→ **Exercise prompt**: Don't include pictures. Quote the lines below from the first through the line that contains "-1.0, -0.7, 0.05]".

→ **Dataset content**:
━━━━━━━━━━━━━━━━
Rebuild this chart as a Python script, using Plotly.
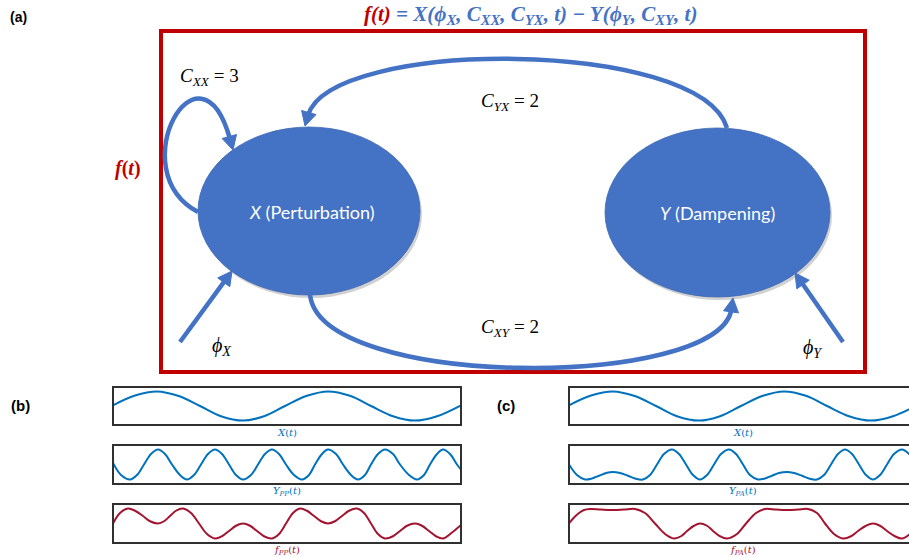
import math
import plotly.graph_objects as go

W, H = 909, 557

# ---------------- data ----------------
# time axis in arbitrary units across one panel (0 .. 348)
t_x = [0, 22, 44, 65, 87, 108, 130, 151, 172, 194, 215, 237, 258, 280, 302, 324, 348]
x_vals = [0.05, 0.72, 1.0, 0.7, 0.0, -0.7, -1.0, -0.7, 0.0, 0.7, 1.0, 0.7, 0.0, -0.7, -1.0, -0.7, 0.05]

t_ypp = [0, 8, 17, 24, 31, 38, 45, 52, 59, 67, 74, 81, 88, 95, 102, 109, 116, 123, 130, 138,
         145, 152, 159, 166, 173, 181, 189, 196, 202, 209, 215, 223, 230, 238, 245, 252, 258, 265,
         272, 280, 287, 296, 304, 311, 317, 324, 330, 337, 344, 348]
ypp_vals = [0.1, -0.7, -1, -0.7, 0, 0.7, 1, 0.7, 0, -0.7, -1, -0.7, 0, 0.7, 1, 0.7, 0, -0.7, -1, -0.7,
            0, 0.7, 1, 0.7, 0, -0.7, -1, -0.7, 0, 0.7, 1, 0.7, 0, -0.7, -1, -0.7, 0, 0.7,
            1, 0.7, 0, -0.7, -1, -0.7, 0, 0.7, 1, 0.7, 0, -0.35]

t_fpp = [0, 7, 15, 22, 30, 37, 45, 51, 57, 63, 70, 78, 86, 94, 102, 109, 116, 123, 130, 137,
         144, 151, 159, 166, 173, 180, 187, 194, 201, 208, 215, 222, 229, 236, 244, 251, 258, 265,
         272, 280, 287, 294, 302, 309, 316, 323, 330, 339, 348]
fpp_vals = [0, 0.7, 1, 0.85, 0.5, 0.15, 0, 0.15, 0.5, 0.85, 1, 0.7, 0, -0.7, -1, -0.85, -0.5, -0.15, 0, -0.15,
            -0.5, -0.85, -1, -0.7, 0, 0.7, 1, 0.85, 0.5, 0.15, 0, 0.15, 0.5, 0.85, 1, 0.7, 0, -0.7,
            -1, -0.85, -0.5, -0.15, 0, -0.15, -0.5, -0.85, -1, -0.6, -0.1]

t_ypa = [0, 8, 16, 23, 30, 37, 44, 51, 59, 66, 74, 81, 88, 95, 103, 110, 117, 124, 131, 138,
         145, 152, 160, 167, 174, 181, 189, 196, 203, 210, 218, 225, 233, 240, 248, 255, 262, 269,
         276, 283, 290, 297, 304, 311, 318, 325, 333, 340, 348]
ypa_vals = [0, -0.7, -1, -0.93, -0.75, -0.57, -0.5, -0.57, -0.75, -0.93, -1, -0.7, 0, 0.7, 1, 0.7, 0, -0.7, -1, -0.7,
            0, 0.7, 1, 0.7, 0, -0.7, -1, -0.93, -0.75, -0.57, -0.5, -0.57, -0.75, -0.93, -1, -0.7, 0, 0.7,
            1, 0.7, 0, -0.7, -1, -0.7, 0, 0.7, 1, 0.7, 0]

t_fpa = [0, 5, 10, 15, 21, 32, 44, 55, 66, 76, 86, 96, 105, 112, 118, 125, 131, 138, 144, 151,
         158, 168, 177, 187, 196, 207, 218, 229, 239, 248, 256, 265, 274, 282, 289, 297, 304, 311,
         318, 326, 333, 341, 348]
fpa_vals = [0, 0.4, 0.7, 0.9, 0.97, 0.93, 0.9, 0.93, 0.97, 0.7, 0, -0.7, -1, -0.85, -0.5, -0.15, 0, -0.15, -0.5, -0.85,
            -1, -0.7, 0, 0.7, 0.97, 0.93, 0.9, 0.93, 0.97, 0.7, 0, -0.7, -1, -0.85, -0.5, -0.15, 0, -0.15,
            -0.5, -0.85, -1, -0.7, -0.2]

panel_b_labels = ["<i>X</i>(<i>t</i>)", "<i>Y<sub>PP</sub></i>(<i>t</i>)", "<i>f<sub>PP</sub></i>(<i>t</i>)"]
panel_c_labels = ["<i>X</i>(<i>t</i>)", "<i>Y<sub>PA</sub></i>(<i>t</i>)", "<i>f<sub>PA</sub></i>(<i>t</i>)"]

# ---------------- styles ----------------
BLUE_LINE = "#0072BD"
RED_LINE = "#A2142F"
NODE = "#4472C4"
FRAME_RED = "#C00000"

fig = go.Figure()

# invisible trace for the diagram canvas axis
fig.add_trace(go.Scatter(x=[None], y=[None], xaxis="x", yaxis="y", showlegend=False, hoverinfo="skip"))

def py2paper(py):
    return 1 - py / H

# wave panel geometry (pixels)
rows_y = [(387, 425), (445, 484), (504, 543)]
b_x = (113, 461)
c_x = (569, 917)
span = 348

layout_axes = {}
series_b = [(t_x, x_vals, BLUE_LINE), (t_ypp, ypp_vals, BLUE_LINE), (t_fpp, fpp_vals, RED_LINE)]
series_c = [(t_x, x_vals, BLUE_LINE), (t_ypa, ypa_vals, BLUE_LINE), (t_fpa, fpa_vals, RED_LINE)]

shapes = []
annotations = []
idx = 2
for col, (xr, series, labels) in enumerate([(b_x, series_b, panel_b_labels), (c_x, series_c, panel_c_labels)]):
    x0p = xr[0] / W
    x1p = min(xr[1], W) / W
    visible_span = (min(xr[1], W) - xr[0])
    for r, ((y0, y1), (tt, vv, colr), lab) in enumerate(zip(rows_y, series, labels)):
        xa = f"xaxis{idx}"
        ya = f"yaxis{idx}"
        layout_axes[xa] = dict(domain=[x0p, x1p], range=[0, span * visible_span / (xr[1] - xr[0])],
                               anchor=f"y{idx}", visible=False, fixedrange=True)
        layout_axes[ya] = dict(domain=[py2paper(y1), py2paper(y0)], range=[-1.3, 1.3],
                               anchor=f"x{idx}", visible=False, fixedrange=True)
        fig.add_trace(go.Scatter(x=tt, y=vv, xaxis=f"x{idx}", yaxis=f"y{idx}", mode="lines",
                                 line=dict(color=colr, width=2, shape="spline", smoothing=1.0),
                                 showlegend=False, hoverinfo="skip"))
        shapes.append(dict(type="rect", xref="paper", yref="paper",
                           x0=xr[0] / W, x1=xr[1] / W, y0=py2paper(y1), y1=py2paper(y0),
                           line=dict(color="#303030", width=2), layer="above"))
        annotations.append(dict(x=(xr[0] + xr[1]) / 2, y=y1 + 7, xref="x", yref="y", showarrow=False,
                                text=lab, xanchor="center", yanchor="middle",
                                font=dict(family="DejaVu Serif", size=10, color=colr)))
        idx += 1

# ---------------- diagram (panel a) ----------------
shapes.append(dict(type="rect", xref="x", yref="y", x0=161, x1=865, y0=31, y1=372,
                   line=dict(color=FRAME_RED, width=4), layer="below"))

for (ex0, ex1, ey0, ey1) in [(198, 420, 127, 295), (605, 830, 128, 297)]:
    shapes.append(dict(type="circle", xref="x", yref="y", x0=ex0 + 2, x1=ex1 + 2, y0=ey0 + 3, y1=ey1 + 3,
                       fillcolor="rgba(0,0,0,0.18)", line=dict(width=0), layer="below"))
    shapes.append(dict(type="circle", xref="x", yref="y", x0=ex0, x1=ex1, y0=ey0, y1=ey1,
                       fillcolor=NODE, line=dict(color="#3f68b5", width=0.8), layer="below"))

AL, AW = 14, 7.5
LW = 4.5

def head(tip, d):
    dx, dy = d
    n = math.hypot(dx, dy)
    dx, dy = dx / n, dy / n
    bx, by = tip[0] - AL * dx, tip[1] - AL * dy
    nx, ny = -dy, dx
    return (f"M {tip[0]:.1f} {tip[1]:.1f} L {bx + AW * nx:.1f} {by + AW * ny:.1f} "
            f"L {bx - AW * nx:.1f} {by - AW * ny:.1f} Z"), (tip[0] - (AL - 3) * dx, tip[1] - (AL - 3) * dy)

def curve_arrow(p0, p1, p2, tip):
    hp, end = head(tip, (tip[0] - p2[0], tip[1] - p2[1]))
    shapes.append(dict(type="path", xref="x", yref="y",
                       path=f"M {p0[0]} {p0[1]} C {p1[0]} {p1[1]}, {p2[0]} {p2[1]}, {end[0]:.1f} {end[1]:.1f}",
                       line=dict(color=NODE, width=LW)))
    shapes.append(dict(type="path", xref="x", yref="y", path=hp, fillcolor=NODE,
                       line=dict(color=NODE, width=1)))

def straight_arrow(p0, tip):
    hp, end = head(tip, (tip[0] - p0[0], tip[1] - p0[1]))
    shapes.append(dict(type="path", xref="x", yref="y",
                       path=f"M {p0[0]} {p0[1]} L {end[0]:.1f} {end[1]:.1f}",
                       line=dict(color=NODE, width=LW)))
    shapes.append(dict(type="path", xref="x", yref="y", path=hp, fillcolor=NODE,
                       line=dict(color=NODE, width=1)))

# Y -> X (top arc)
curve_arrow((727, 128), (700, 38), (330, 38), (305, 126))
# X -> Y (bottom arc)
curve_arrow((310, 294), (318, 390), (720, 390), (733, 298))
# self loop
curve_arrow((198, 212), (120, 170), (200, 30), (233, 150))
# inputs
straight_arrow((180, 342), (232, 271))
straight_arrow((843, 342), (795, 273))

SERIF = "Liberation Serif"
def ann(x, y, text, size, color="black", family=SERIF, anchor="center"):
    annotations.append(dict(x=x, y=y, xref="x", yref="y", text=text, showarrow=False,
                            xanchor=anchor, yanchor="middle",
                            font=dict(family=family, size=size, color=color)))

title = ("<b><i><span style='color:#C00000'>f</span><span style='color:#C00000'>(t)</span>"
         " = X(ϕ<sub>X</sub>, C<sub>XX</sub>, C<sub>YX</sub>, t) − Y(ϕ<sub>Y</sub>, C<sub>XY</sub>, t)</i></b>")
ann(530, 15, title, 21, color=NODE)
ann(128, 168, "<b><i>f</i>(<i>t</i>)</b>", 20, color=FRAME_RED)
ann(209, 77, "<i>C<sub>XX</sub></i> = 3", 19)
ann(510, 102, "<i>C<sub>YX</sub></i> = 2", 19)
ann(510, 328, "<i>C<sub>XY</sub></i> = 2", 19)
ann(221, 346, "<i>ϕ<sub>X</sub></i>", 20)
ann(813, 348, "<i>ϕ<sub>Y</sub></i>", 20)
ann(312, 212, "<i>X</i> (Perturbation)", 18, color="white", family="Lato")
ann(717, 213, "<i>Y</i> (Dampening)", 18, color="white", family="Lato")

ann(18, 17, "<b>(a)</b>", 14, family="Liberation Sans")
ann(20, 405, "<b>(b)</b>", 15, family="Liberation Sans")
ann(506, 405, "<b>(c)</b>", 15, family="Liberation Sans")

fig.update_layout(
    width=W, height=H,
    margin=dict(l=0, r=0, t=0, b=0),
    paper_bgcolor="white", plot_bgcolor="rgba(0,0,0,0)",
    xaxis=dict(domain=[0, 1], range=[0, W], visible=False, fixedrange=True),
    yaxis=dict(domain=[0, 1], range=[H, 0], visible=False, fixedrange=True),
    shapes=shapes, annotations=annotations, showlegend=False,
    **layout_axes,
)

fig.write_html("out.html", config={"displayModeBar": False},
               post_script="document.body.style.margin='0';document.body.style.overflow='hidden';")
━━━━━━━━━━━━━━━━
→ **Solved exercise**:
Rebuild this chart as a Python script, using Plotly.
import math
import plotly.graph_objects as go

W, H = 909, 557

# ---------------- data ----------------
# time axis in arbitrary units across one panel (0 .. 348)
t_x = [0, 22, 44, 65, 87, 108, 130, 151, 172, 194, 215, 237, 258, 280, 302, 324, 348]
x_vals = [0.05, 0.72, 1.0, 0.7, 0.0, -0.7, -1.0, -0.7, 0.0, 0.7, 1.0, 0.7, 0.0, -0.7, -1.0, -0.7, 0.05]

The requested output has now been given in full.